Four Potters of Floyd County, Virginia
(Clay Times, Fall 2002)
by Janet Niewald

“A Community in Clay” at the Art Museum of Western Virginia highlights the wok of four studio potters from Floyd County, Virginia: Silvie Granatelli, Richard Hensley, Donna Polseno, and Ellen Shankin. The guest curator, potter and Virginia Tech professor David Crane, conceived of this exhibition for the museum in Roanoke, believing it to be a long-needed showcase of these particular potters to their home region. Through recognition of their achievements, the vitality of contemporary ceramics in this region is also celebrated.

Drawn by Floyd County, Virginia’s natural beauty and it’s combination of privacy and proximity to eastern metropolitan centers, these four ceramists settled there in the late 1970′s and early 1980′s. All of them became successful professional studio potters, relying primarily on their work for income. While exhibiting nationally, each has contributed to the larger ceramics community by teaching and conducting workshops at various educational institutions. Collectively, they have received numerous grants and awards, and have had their work reproduced in significant crafts books and periodicals.

All four attribute their national success, in part, to their years of interaction at home. Through friendship and cooperation with each other, and their outreaching generosity, they have formed the foundation for an exceptional, growing community of potters living in the mountains of Southwest Virginia.

To the layman, studio pottery may seem an anachronism. In fact, it has experienced a renaissance in American culture. Before the Industrial Revolution, potters made tableware and containers for every aspect of daily life. When ceramic production moved to the factories, the self-employed “folk potter”, working within a tradition often passed through generations, became a rarity. In some rural pockets, studio pottery continued, but as a source of novel ware for tourists and urban colle .âctors rather than as a needed local industry. The potter’s focus had shifted from making utilitarian objects to creating more purely decorative objects for a newly emerging middle class. After World War II, more broadly educated artists were drawn to work in clay. They conceived of ceramics as an art form, and clay as a versatile means toward individual expression , whether used to invent sculptural or functional objects. As part of this movement studio pottery was revitalized.

These four ceramists represent this new breed of studio potter. College-trained during a high point in American art education, they are witness to an era of internationalism, when a ceramics magazine might advertise exhibitions of contemporary Japanese pottery and historic African ceramics, while calling for entries for a juried show in Italy. Though certainly not “folk potters,” they remain allied to ceramic tradition. The communal traditions to which they refer, however, may be global and eclectic, and they posses a wide range of historical knowledge and technical skills. Encouraged by past teachers, other colleagues, and collectors, each potter has developed a widely recognized individual style and aesthetic, with the support of a strong regional ceramics community.

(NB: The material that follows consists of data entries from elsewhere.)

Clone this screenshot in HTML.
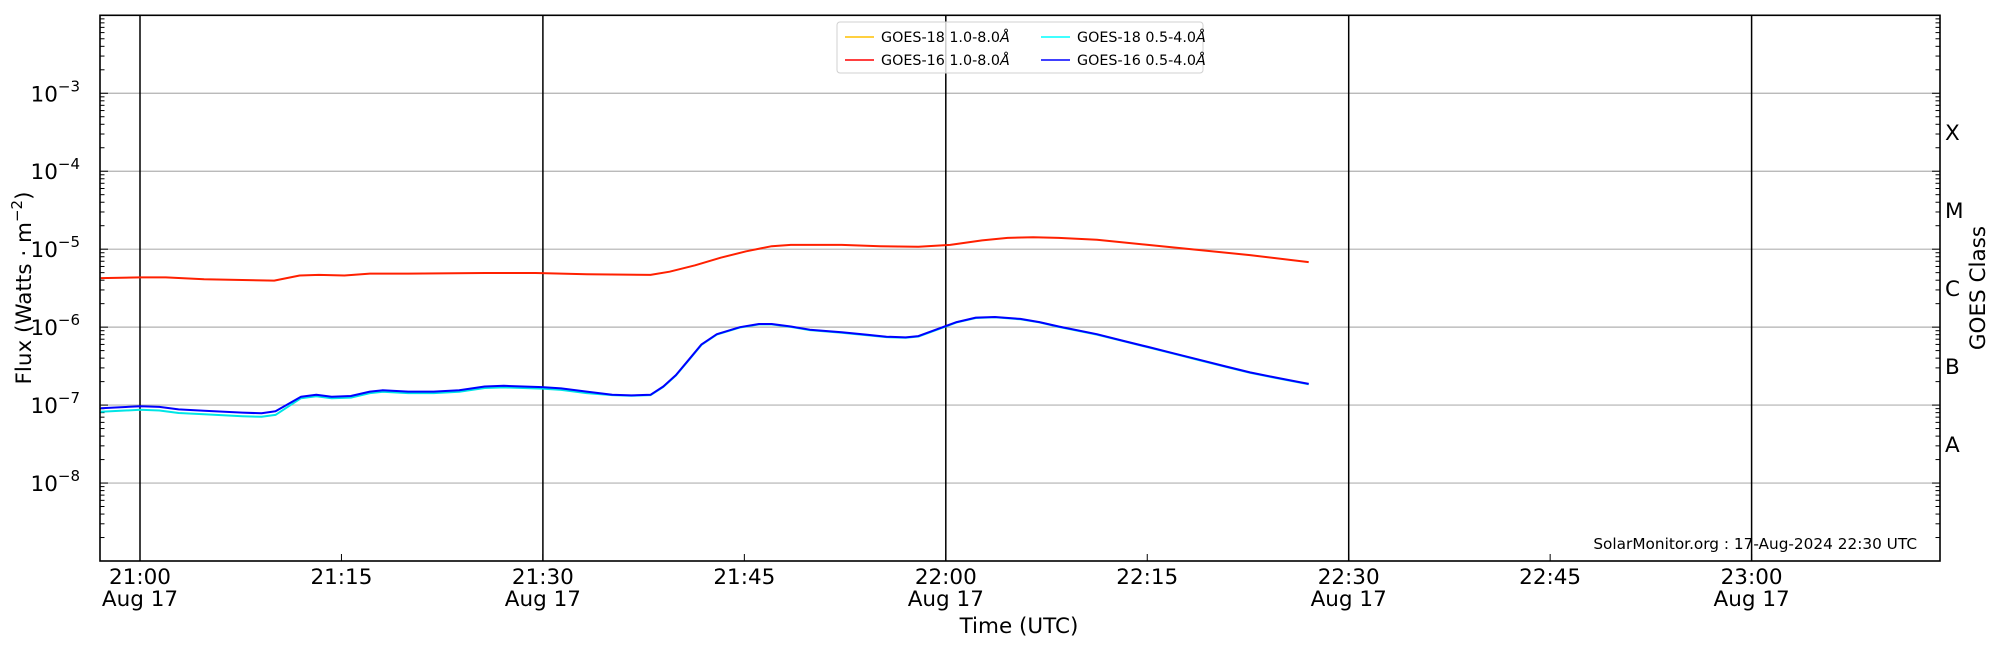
<!DOCTYPE html>
<html><head><meta charset="utf-8"><style>
html,body{margin:0;padding:0;background:#fff;}
svg{display:block;font-family:"DejaVu Sans","Liberation Sans",sans-serif;}
</style></head><body>
<svg id="s" width="2000" height="650" xmlns="http://www.w3.org/2000/svg"></svg>
<script>
const S=1.2755;
const L=100,R=1940,T=15.3,B=561;
const yOf=l=>T+(-2-l)*(B-T)/7;
const xOf=m=>140+m*13.43;
const FS=21.5;
let h='';
for(let l=-8;l<=-3;l++){h+=`<line x1="${L}" x2="${R}" y1="${yOf(l)}" y2="${yOf(l)}" stroke="#b0b0b0" stroke-width="1.2"/>`;}
for(let m=0;m<=120;m+=30){h+=`<line x1="${xOf(m)}" x2="${xOf(m)}" y1="${T}" y2="${B}" stroke="#000" stroke-width="1.5"/>`;}
for(let l=-9;l<-2;l++){
 for(let k=1;k<10;k++){const y=yOf(l+Math.log10(k)); if(y<T||y>B)continue;
  const len=k==1?8:4.5;
  h+=`<line x1="${L}" x2="${L+len}" y1="${y}" y2="${y}" stroke="#000" stroke-width="1"/>`;
  h+=`<line x1="${R}" x2="${R-len}" y1="${y}" y2="${y}" stroke="#000" stroke-width="1"/>`;}
}
for(let m=0;m<=120;m+=15){h+=`<line x1="${xOf(m)}" x2="${xOf(m)}" y1="${B}" y2="${B-7}" stroke="#000" stroke-width="1"/>`;
 const hh=21+Math.floor(m/60), mm=m%60;
 h+=`<text x="${xOf(m)}" y="584" font-size="${FS}" text-anchor="middle">${hh}:${mm<10?'0'+mm:mm}</text>`;
 if(m%30==0) h+=`<text x="${xOf(m)}" y="606" font-size="${FS}" text-anchor="middle">Aug 17</text>`;
}
for(let l=-8;l<=-3;l++){const y=yOf(l);
 h+=`<text x="80" y="${y+8}" font-size="${FS}" text-anchor="end">10<tspan dy="-10" font-size="15">−${-l}</tspan></text>`;}
const cls=['A','B','C','M','X'];
cls.forEach((c,i)=>{const y=yOf(-7.5+i);h+=`<text x="1945" y="${y+8}" font-size="${FS}">${c}</text>`;});
function pl(pts,col,w){return `<polyline fill="none" stroke="${col}" stroke-width="${w}" stroke-linejoin="round" points="${pts.map(p=>(p[0]*S).toFixed(1)+','+(p[1]*S).toFixed(1)).join(' ')}"/>`;}
const red=[[79,218],[110,217.5],[130,217.5],[160,219],[190,219.5],[215,220],[235,216],[250,215.5],[270,216],[290,214.5],[320,214.5],[380,214],[420,214],[460,215],[510,215.5],[525,213],[545,208],[565,202],[585,197],[605,193],[620,192],[660,192],[690,193],[720,193.5],[745,192],[770,188.5],[790,186.5],[810,186],[830,186.5],[860,188],[900,192],[940,196],[980,200],[1026,205.5]];
const blue=[[79,320],[110,318.5],[125,319],[140,321],[160,322],[190,323.5],[205,324],[216,322.5],[236,311],[248,309.5],[260,311],[275,310.5],[290,307],[300,306],[320,307],[340,307],[360,306],[380,303],[395,302.5],[410,303],[425,303.5],[440,304.5],[460,307],[480,309.5],[495,310],[510,309.5],[520,303],[530,294],[540,282],[550,270],[562,262],[580,256.5],[595,254],[605,254],[620,256],[635,258.5],[660,260.5],[680,262.5],[695,264],[710,264.5],[720,263.5],[735,258],[750,252.5],[765,249],[780,248.5],[800,250],[815,252.5],[830,256],[860,262],[880,267],[900,272],[920,277],[940,282],[960,287],[980,292],[1000,296],[1026,301]];
const cyan=blue.map(p=>[p[0],p[1]+(p[0]<230?2.8:(p[0]<480?1.2:0.3))]);
h+=pl(cyan,'#00e5e5',2);
h+=pl(blue,'#0000ff',2);
h+=pl(red,'#ff2000',2);
h+=`<rect x="${L}" y="${T}" width="${R-L}" height="${B-T}" fill="none" stroke="#000" stroke-width="1.6"/>`;
h+=`<rect x="837" y="22" width="366" height="51" rx="3" fill="#fff" fill-opacity="0.8" stroke="#d0d0d0"/>`;
const lg=[[845,37,'#ffc000','GOES-18 1.0-8.0'],[845,60,'#ff0000','GOES-16 1.0-8.0'],[1041,37,'#00ffff','GOES-18 0.5-4.0'],[1041,60,'#0000ff','GOES-16 0.5-4.0']];
lg.forEach(e=>{h+=`<line x1="${e[0]}" x2="${e[0]+29}" y1="${e[1]}" y2="${e[1]}" stroke="${e[2]}" stroke-width="1.5"/>`;
 h+=`<text x="${e[0]+36}" y="${e[1]+5}" font-size="14.3">${e[3]}<tspan font-style="italic">Å</tspan></text>`;});
h+=`<text x="1917" y="549" font-size="15.3" text-anchor="end">SolarMonitor.org : 17-Aug-2024 22:30 UTC</text>`;
h+=`<text x="1019" y="633" font-size="${FS}" text-anchor="middle">Time (UTC)</text>`;
h+=`<text transform="translate(31,288) rotate(-90)" font-size="${FS}" text-anchor="middle">Flux (Watts · m<tspan dy="-9" font-size="15">−2</tspan><tspan dy="9">)</tspan></text>`;
h+=`<text transform="translate(1985,288) rotate(-90)" font-size="${FS}" text-anchor="middle">GOES Class</text>`;
document.getElementById('s').innerHTML=h;
</script>
</body></html>
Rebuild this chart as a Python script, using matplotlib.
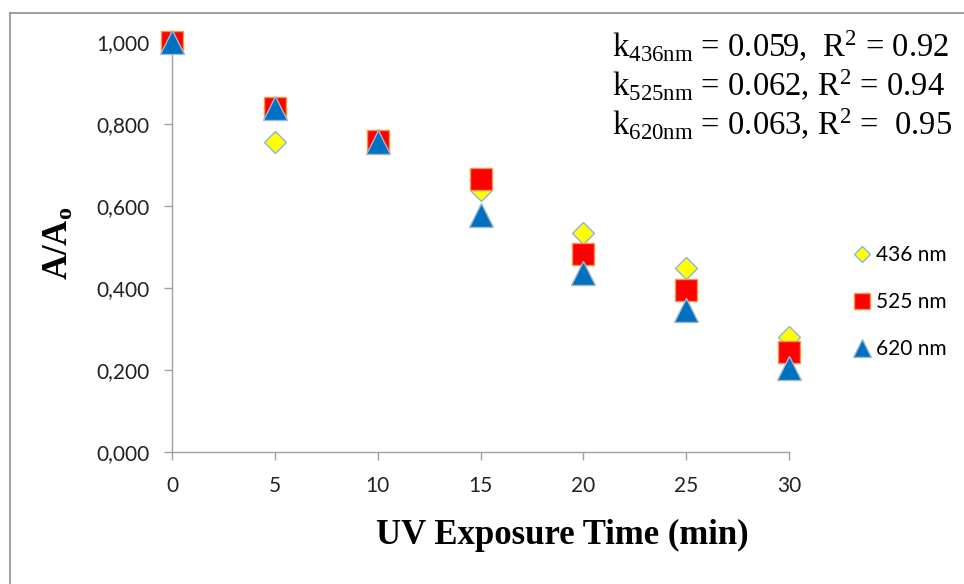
import matplotlib
matplotlib.use("Agg")
from matplotlib import pyplot as plt
from matplotlib.lines import Line2D
from matplotlib.ticker import FuncFormatter, MultipleLocator

plt.rcParams['mathtext.fontset'] = 'custom'
plt.rcParams['mathtext.rm'] = 'Liberation Serif'
plt.rcParams['mathtext.it'] = 'Liberation Serif:italic'
plt.rcParams['mathtext.bf'] = 'Liberation Serif:bold'

### data ###

time_min = [0, 5, 10, 15, 20, 25, 30]
a_436 = [1.000, 0.757, 0.760, 0.638, 0.533, 0.450, 0.280]
a_525 = [1.000, 0.839, 0.759, 0.666, 0.484, 0.396, 0.244]
a_620 = [1.000, 0.838, 0.755, 0.578, 0.437, 0.347, 0.205]
labels = ["436 nm", "525 nm", "620 nm"]
fit_lines = [
    r"k$_{\mathrm{436nm}}$ = 0.059,  R$^{2}$ = 0.92",
    r"k$_{\mathrm{525nm}}$ = 0.062, R$^{2}$ = 0.94",
    r"k$_{\mathrm{620nm}}$ = 0.063, R$^{2}$ =  0.95",
]

### plot ###

fig = plt.figure(figsize=(9.64, 5.84), dpi=100)
ax = fig.add_axes([172/964, 1-452/584, (789-172)/964, (452-42)/584])

ax.plot(time_min, a_436, ls='none', marker='D', ms=11.5, mfc='#FFFF00',
        mec='#8DB3E2', mew=1.0, clip_on=False, zorder=3, label=labels[0])
ax.plot(time_min, a_525, ls='none', marker='s', ms=16, mfc='#FF0000',
        mec='#F79646', mew=1.0, clip_on=False, zorder=4, label=labels[1])
ax.plot(time_min, a_620, ls='none', marker='^', ms=17, mfc='#0070C0',
        mec='#A6B8CC', mew=1.0, clip_on=False, zorder=5, label=labels[2])

ax.set_xlim(0, 30)
ax.set_ylim(0, 1)
ax.xaxis.set_major_locator(MultipleLocator(5))
ax.yaxis.set_major_locator(MultipleLocator(0.2))
ax.yaxis.set_major_formatter(FuncFormatter(lambda v, p: ("%.3f" % v).replace('.', ',')))

for side in ['top', 'right']:
    ax.spines[side].set_visible(False)
for side in ['left', 'bottom']:
    ax.spines[side].set_color('#A0A0A0')
    ax.spines[side].set_linewidth(1.0)
ax.tick_params(direction='out', length=6, width=1.0, color='#A0A0A0',
               labelsize=15, labelcolor='#222222')
ax.tick_params(axis='y', pad=10)
ax.tick_params(axis='x', pad=11)
for lbl in ax.get_xticklabels() + ax.get_yticklabels():
    lbl.set_family('Lato')

# axis titles placed like the original (x title sits right of centre)
fig.text(562/964, 1-535/584, "UV Exposure Time (min)", family='Liberation Serif',
         fontweight='bold', fontsize=25, ha='center', va='center')
fig.text(58/964, 1-243/584, r"$\mathbf{A/A_o}$", fontsize=25, rotation=90,
         ha='center', va='center')

leg = ax.legend(loc='center left', bbox_to_anchor=(845/964, 1-302/584),
                bbox_transform=fig.transFigure, frameon=False, borderaxespad=0,
                prop={'family': 'Lato', 'size': 15}, markerscale=0.75,
                handlelength=0.8, handletextpad=0.3, labelspacing=1.3)

for i, txt in enumerate(fit_lines):
    fig.text(612/964, 1-(57+39*i)/584, txt, fontsize=23.5,
             family='Liberation Serif', va='baseline', ha='left')

# frame around the picture (left and top edges visible)
fig.add_artist(Line2D([10/964, 10/964], [0, 1-13/584], transform=fig.transFigure,
                      color='#909090', lw=1.2))
fig.add_artist(Line2D([10/964, 1], [1-13/584, 1-13/584], transform=fig.transFigure,
                      color='#909090', lw=1.2))

fig.savefig("out.png", dpi=100)
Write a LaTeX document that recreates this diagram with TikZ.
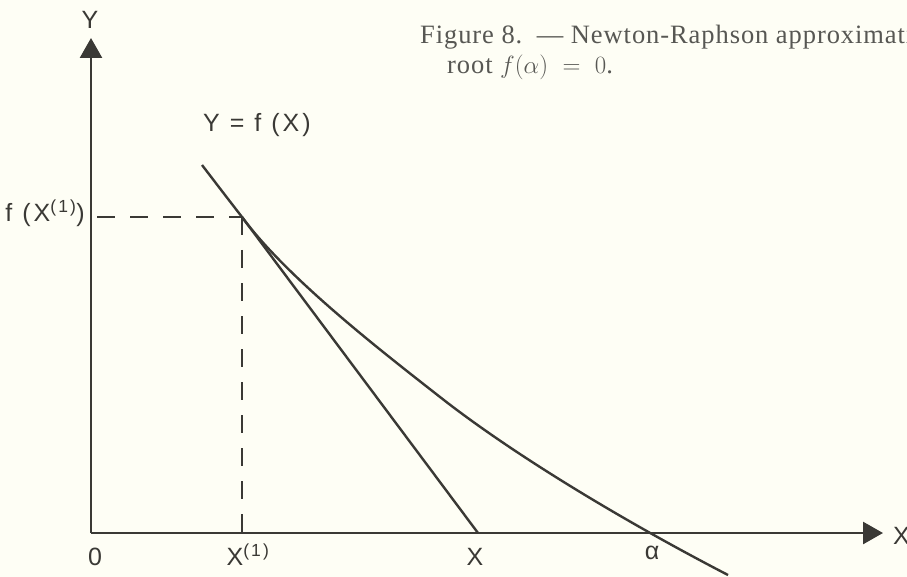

The masterful work in “A Community in Clay” reminds us of “the primal interweaving of matter, human action, and symbol that each pot represents. Inert clay….is made into something…related to active craft, to the process of human survival, and to social and spiritual factors in the life of man, all at once.”(Philip Rawson, from Ceramics, Oxford University Press, London, 1971.)

With clay, artists have created the most intimate of our daily implements and some of the most revered tools for communal ritual. It has been the most widely available source of decorative, aesthetic pleasure for human society. When formed by individual hands, clay itself speaks of community.